Show all lines of the listing that hold the word "uses".
--------
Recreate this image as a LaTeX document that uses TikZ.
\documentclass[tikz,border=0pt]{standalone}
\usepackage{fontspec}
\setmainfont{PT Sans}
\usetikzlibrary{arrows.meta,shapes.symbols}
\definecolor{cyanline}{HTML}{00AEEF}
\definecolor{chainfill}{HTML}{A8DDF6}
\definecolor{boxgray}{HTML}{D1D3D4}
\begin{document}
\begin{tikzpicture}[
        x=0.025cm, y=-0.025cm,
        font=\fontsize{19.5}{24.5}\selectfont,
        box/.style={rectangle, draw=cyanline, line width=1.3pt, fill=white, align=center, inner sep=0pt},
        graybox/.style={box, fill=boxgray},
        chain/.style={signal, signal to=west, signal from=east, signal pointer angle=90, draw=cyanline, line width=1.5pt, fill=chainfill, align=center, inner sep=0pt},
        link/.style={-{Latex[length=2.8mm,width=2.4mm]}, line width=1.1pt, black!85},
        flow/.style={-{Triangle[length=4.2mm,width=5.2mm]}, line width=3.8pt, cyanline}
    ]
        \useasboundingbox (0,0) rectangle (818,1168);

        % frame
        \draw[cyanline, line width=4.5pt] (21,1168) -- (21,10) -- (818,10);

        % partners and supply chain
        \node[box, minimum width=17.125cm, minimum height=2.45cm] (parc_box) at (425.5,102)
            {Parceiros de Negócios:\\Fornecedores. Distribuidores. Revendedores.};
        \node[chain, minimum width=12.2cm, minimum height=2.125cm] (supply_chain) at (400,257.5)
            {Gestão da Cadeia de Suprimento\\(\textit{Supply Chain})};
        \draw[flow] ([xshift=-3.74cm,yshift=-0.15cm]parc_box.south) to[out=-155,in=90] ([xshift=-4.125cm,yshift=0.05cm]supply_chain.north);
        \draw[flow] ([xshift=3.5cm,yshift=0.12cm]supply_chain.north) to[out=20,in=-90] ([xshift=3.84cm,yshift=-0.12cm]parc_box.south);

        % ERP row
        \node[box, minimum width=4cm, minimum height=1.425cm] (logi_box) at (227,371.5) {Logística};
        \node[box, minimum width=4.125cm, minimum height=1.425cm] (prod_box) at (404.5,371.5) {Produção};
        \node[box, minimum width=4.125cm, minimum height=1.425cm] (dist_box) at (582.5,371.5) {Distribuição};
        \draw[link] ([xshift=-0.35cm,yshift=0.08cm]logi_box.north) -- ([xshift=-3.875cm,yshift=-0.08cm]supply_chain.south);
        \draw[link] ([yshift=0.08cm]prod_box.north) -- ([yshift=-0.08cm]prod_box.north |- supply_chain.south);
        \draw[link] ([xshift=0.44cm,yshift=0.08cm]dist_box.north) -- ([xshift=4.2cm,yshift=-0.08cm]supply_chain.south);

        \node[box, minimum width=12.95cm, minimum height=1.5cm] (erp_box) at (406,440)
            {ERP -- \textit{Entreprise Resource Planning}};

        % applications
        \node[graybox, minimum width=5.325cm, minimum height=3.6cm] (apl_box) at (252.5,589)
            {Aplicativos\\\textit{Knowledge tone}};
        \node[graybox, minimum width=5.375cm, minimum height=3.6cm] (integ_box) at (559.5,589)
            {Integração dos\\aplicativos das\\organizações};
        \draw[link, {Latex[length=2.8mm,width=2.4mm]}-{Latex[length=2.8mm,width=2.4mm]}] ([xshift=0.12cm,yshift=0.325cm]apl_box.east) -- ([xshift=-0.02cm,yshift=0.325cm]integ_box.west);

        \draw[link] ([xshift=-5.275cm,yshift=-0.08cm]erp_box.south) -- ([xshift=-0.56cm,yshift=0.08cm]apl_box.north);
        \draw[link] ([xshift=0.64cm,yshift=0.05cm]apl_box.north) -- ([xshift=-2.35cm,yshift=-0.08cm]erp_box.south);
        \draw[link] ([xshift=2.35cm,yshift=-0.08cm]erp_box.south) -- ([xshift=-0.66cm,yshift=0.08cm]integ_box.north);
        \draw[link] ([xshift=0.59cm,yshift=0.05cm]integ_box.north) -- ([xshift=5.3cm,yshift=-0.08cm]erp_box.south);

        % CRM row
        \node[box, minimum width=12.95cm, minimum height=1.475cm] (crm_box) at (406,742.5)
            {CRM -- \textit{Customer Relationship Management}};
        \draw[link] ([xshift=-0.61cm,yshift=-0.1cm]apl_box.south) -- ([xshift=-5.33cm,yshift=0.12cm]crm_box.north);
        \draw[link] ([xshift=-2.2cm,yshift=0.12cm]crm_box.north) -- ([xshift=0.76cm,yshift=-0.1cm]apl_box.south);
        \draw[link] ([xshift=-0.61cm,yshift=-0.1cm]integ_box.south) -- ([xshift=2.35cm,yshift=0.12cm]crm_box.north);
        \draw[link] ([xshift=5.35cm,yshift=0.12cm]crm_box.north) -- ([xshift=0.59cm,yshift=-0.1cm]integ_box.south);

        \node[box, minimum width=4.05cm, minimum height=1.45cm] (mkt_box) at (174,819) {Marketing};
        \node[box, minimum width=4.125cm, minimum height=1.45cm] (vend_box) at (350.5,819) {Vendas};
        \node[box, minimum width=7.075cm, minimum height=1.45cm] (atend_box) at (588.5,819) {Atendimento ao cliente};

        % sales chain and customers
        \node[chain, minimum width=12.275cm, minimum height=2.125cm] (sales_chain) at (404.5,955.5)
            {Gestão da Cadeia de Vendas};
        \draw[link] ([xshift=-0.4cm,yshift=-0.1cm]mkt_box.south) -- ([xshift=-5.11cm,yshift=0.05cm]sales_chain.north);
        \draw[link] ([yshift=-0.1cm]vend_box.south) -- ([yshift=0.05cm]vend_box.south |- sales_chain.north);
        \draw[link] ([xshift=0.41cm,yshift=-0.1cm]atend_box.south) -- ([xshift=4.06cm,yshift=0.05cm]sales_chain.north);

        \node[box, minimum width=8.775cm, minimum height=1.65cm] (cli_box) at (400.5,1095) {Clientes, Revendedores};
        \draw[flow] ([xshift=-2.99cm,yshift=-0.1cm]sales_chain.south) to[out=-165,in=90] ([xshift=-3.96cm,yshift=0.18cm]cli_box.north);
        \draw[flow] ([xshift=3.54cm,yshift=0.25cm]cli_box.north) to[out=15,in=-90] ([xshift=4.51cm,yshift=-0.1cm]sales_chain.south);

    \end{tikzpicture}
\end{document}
--------
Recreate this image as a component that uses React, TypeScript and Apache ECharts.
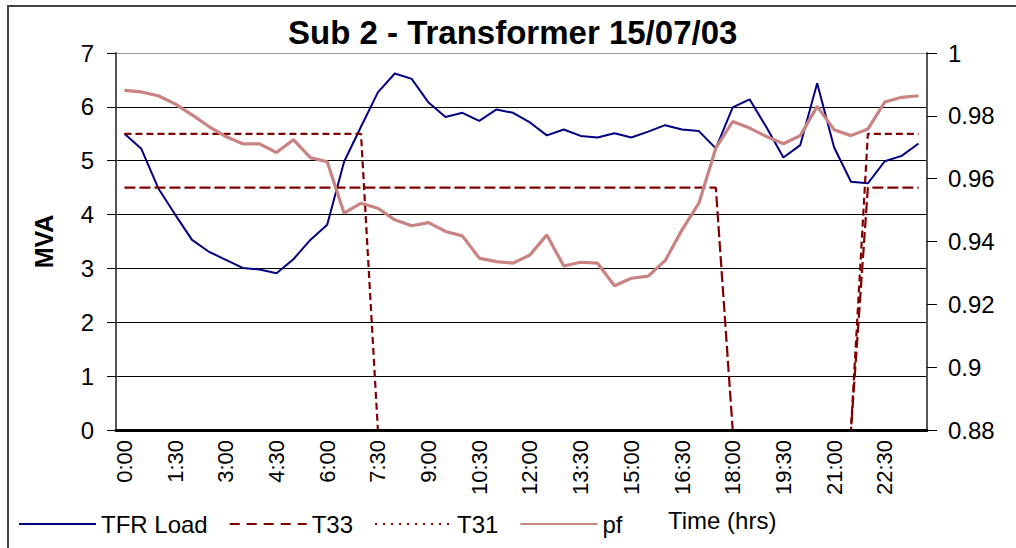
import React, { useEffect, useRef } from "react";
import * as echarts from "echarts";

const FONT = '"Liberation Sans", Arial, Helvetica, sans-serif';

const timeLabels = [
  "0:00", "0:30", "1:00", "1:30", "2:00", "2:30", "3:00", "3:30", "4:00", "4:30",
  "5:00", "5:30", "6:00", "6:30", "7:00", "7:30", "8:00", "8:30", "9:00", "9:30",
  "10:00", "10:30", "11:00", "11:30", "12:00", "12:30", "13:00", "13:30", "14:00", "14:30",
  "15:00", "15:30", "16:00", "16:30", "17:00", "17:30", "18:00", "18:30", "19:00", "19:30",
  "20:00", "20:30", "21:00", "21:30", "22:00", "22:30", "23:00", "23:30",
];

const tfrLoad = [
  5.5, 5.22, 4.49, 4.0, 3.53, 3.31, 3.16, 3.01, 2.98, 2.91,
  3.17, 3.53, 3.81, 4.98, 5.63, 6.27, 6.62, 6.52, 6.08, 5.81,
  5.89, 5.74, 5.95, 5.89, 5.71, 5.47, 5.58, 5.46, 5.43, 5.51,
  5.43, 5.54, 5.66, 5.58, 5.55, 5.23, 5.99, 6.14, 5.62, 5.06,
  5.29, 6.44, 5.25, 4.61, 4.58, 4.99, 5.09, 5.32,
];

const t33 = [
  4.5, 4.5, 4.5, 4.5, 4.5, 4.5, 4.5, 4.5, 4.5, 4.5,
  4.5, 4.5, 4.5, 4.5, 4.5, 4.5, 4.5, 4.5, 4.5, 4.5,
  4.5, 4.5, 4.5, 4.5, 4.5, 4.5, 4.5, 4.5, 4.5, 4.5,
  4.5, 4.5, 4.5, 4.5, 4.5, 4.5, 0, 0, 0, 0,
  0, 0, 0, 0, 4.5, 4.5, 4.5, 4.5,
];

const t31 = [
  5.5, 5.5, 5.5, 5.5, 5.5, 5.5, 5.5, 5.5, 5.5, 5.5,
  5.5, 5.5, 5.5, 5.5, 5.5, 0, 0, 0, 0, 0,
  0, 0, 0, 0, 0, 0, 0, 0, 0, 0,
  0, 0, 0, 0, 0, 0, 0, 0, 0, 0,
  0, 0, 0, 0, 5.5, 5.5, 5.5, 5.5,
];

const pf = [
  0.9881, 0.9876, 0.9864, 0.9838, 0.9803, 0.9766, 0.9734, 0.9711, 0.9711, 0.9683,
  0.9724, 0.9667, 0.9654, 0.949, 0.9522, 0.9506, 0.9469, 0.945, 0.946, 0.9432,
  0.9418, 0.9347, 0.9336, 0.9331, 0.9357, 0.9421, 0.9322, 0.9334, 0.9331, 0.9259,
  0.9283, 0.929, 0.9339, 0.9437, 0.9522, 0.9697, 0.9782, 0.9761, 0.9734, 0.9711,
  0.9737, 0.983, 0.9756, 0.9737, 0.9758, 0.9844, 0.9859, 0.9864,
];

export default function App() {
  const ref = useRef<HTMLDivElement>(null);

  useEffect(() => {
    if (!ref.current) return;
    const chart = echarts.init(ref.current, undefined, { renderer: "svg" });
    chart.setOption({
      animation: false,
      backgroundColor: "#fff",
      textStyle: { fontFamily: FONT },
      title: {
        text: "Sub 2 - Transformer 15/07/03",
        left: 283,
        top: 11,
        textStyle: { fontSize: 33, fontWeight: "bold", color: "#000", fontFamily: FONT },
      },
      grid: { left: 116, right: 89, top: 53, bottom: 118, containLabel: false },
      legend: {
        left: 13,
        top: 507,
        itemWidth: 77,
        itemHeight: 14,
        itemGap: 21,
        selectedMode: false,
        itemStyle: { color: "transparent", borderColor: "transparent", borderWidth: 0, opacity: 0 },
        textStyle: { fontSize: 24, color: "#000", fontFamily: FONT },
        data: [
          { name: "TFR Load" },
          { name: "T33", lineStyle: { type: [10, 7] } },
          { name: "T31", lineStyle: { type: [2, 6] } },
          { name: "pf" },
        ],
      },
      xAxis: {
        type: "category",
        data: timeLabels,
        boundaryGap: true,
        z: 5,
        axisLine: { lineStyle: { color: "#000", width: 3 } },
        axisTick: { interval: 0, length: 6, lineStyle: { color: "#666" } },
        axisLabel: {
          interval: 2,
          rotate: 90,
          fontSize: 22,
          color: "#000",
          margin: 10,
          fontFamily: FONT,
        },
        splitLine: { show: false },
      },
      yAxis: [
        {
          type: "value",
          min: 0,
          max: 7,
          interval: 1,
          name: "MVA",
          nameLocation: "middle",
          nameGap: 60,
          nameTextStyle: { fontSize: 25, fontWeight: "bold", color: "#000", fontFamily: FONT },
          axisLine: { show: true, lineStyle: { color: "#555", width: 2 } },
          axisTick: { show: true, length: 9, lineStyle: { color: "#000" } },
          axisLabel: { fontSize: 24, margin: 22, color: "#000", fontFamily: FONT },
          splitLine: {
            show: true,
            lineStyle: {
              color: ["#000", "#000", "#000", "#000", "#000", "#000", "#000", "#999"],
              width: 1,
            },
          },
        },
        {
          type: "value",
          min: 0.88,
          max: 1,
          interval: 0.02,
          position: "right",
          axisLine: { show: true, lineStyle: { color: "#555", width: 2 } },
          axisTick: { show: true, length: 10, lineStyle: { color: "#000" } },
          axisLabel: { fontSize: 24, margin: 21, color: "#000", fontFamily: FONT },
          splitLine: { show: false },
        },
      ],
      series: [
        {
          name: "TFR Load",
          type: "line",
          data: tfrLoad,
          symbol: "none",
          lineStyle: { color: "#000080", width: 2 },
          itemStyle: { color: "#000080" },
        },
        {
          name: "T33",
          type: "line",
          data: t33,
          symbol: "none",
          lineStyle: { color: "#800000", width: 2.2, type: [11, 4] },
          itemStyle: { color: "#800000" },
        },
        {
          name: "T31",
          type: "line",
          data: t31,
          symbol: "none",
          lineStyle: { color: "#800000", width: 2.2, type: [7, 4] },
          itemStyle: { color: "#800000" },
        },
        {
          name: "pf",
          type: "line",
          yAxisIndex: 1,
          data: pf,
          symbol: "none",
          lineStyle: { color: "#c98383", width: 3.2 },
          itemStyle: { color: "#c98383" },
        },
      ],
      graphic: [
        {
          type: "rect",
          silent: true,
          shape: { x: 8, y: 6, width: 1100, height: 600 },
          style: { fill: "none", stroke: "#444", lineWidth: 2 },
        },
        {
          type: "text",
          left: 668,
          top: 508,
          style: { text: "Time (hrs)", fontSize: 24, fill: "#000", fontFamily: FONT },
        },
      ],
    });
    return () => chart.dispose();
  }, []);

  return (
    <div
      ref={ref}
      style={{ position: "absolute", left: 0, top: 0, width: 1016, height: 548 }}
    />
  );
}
--------
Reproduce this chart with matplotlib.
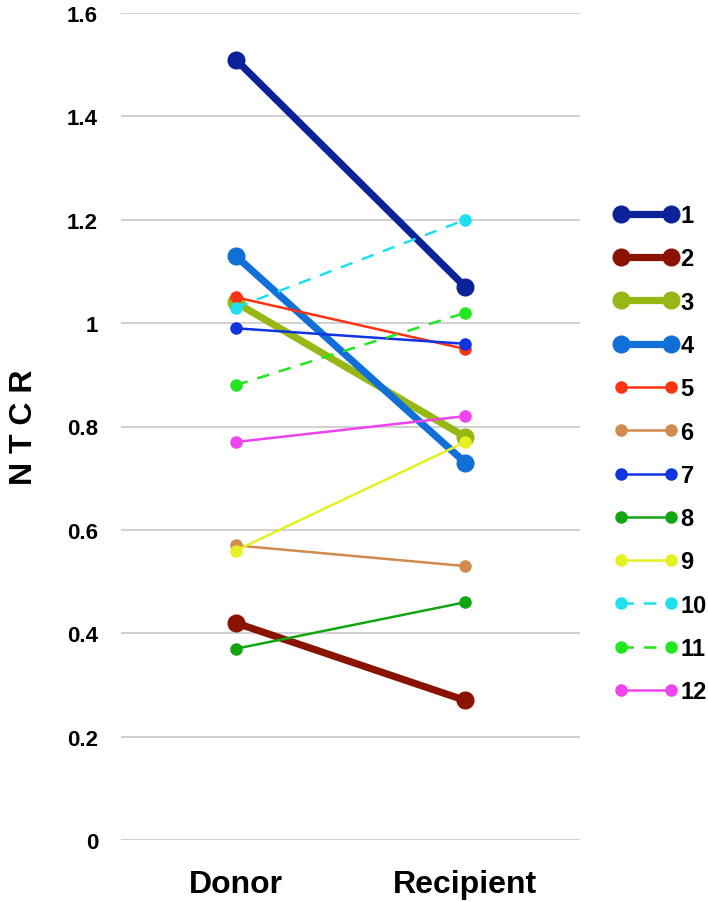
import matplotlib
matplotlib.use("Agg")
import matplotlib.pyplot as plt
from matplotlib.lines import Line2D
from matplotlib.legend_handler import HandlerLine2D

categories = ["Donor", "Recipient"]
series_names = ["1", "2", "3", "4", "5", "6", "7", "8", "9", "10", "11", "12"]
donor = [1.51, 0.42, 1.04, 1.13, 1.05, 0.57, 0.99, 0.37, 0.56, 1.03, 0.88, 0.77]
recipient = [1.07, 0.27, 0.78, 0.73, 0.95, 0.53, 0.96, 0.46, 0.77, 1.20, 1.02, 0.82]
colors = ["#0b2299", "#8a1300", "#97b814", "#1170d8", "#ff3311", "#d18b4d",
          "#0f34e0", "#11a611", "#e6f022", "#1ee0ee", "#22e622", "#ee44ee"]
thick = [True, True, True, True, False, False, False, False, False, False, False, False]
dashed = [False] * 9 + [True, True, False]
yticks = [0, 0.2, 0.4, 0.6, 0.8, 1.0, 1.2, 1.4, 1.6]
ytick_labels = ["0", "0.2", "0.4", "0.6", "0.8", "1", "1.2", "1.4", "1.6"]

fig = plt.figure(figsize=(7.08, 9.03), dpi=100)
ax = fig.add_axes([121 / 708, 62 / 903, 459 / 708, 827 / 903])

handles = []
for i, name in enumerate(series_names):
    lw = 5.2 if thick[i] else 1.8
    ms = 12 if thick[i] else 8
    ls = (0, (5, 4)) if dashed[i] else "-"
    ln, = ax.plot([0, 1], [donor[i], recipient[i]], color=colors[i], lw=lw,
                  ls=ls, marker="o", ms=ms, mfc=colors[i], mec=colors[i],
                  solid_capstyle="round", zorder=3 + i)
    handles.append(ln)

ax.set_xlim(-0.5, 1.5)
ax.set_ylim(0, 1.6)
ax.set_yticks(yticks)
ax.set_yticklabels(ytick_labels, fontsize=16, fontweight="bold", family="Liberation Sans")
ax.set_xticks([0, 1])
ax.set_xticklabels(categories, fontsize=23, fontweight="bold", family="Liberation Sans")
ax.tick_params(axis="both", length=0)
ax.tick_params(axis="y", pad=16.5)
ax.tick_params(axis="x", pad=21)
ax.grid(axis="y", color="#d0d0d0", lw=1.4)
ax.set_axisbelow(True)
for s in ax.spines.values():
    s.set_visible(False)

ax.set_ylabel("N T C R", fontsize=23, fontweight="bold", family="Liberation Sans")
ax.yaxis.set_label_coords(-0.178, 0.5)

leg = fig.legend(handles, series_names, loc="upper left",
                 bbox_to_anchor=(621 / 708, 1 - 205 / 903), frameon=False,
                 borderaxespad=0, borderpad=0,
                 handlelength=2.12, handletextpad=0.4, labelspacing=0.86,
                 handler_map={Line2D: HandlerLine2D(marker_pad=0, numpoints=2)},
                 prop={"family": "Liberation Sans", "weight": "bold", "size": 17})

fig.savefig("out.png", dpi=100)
--------
## Response
Recreate this image as a LaTeX document that uses TikZ.
Recreate this image as a component that uses React, TypeScript and Apache ECharts.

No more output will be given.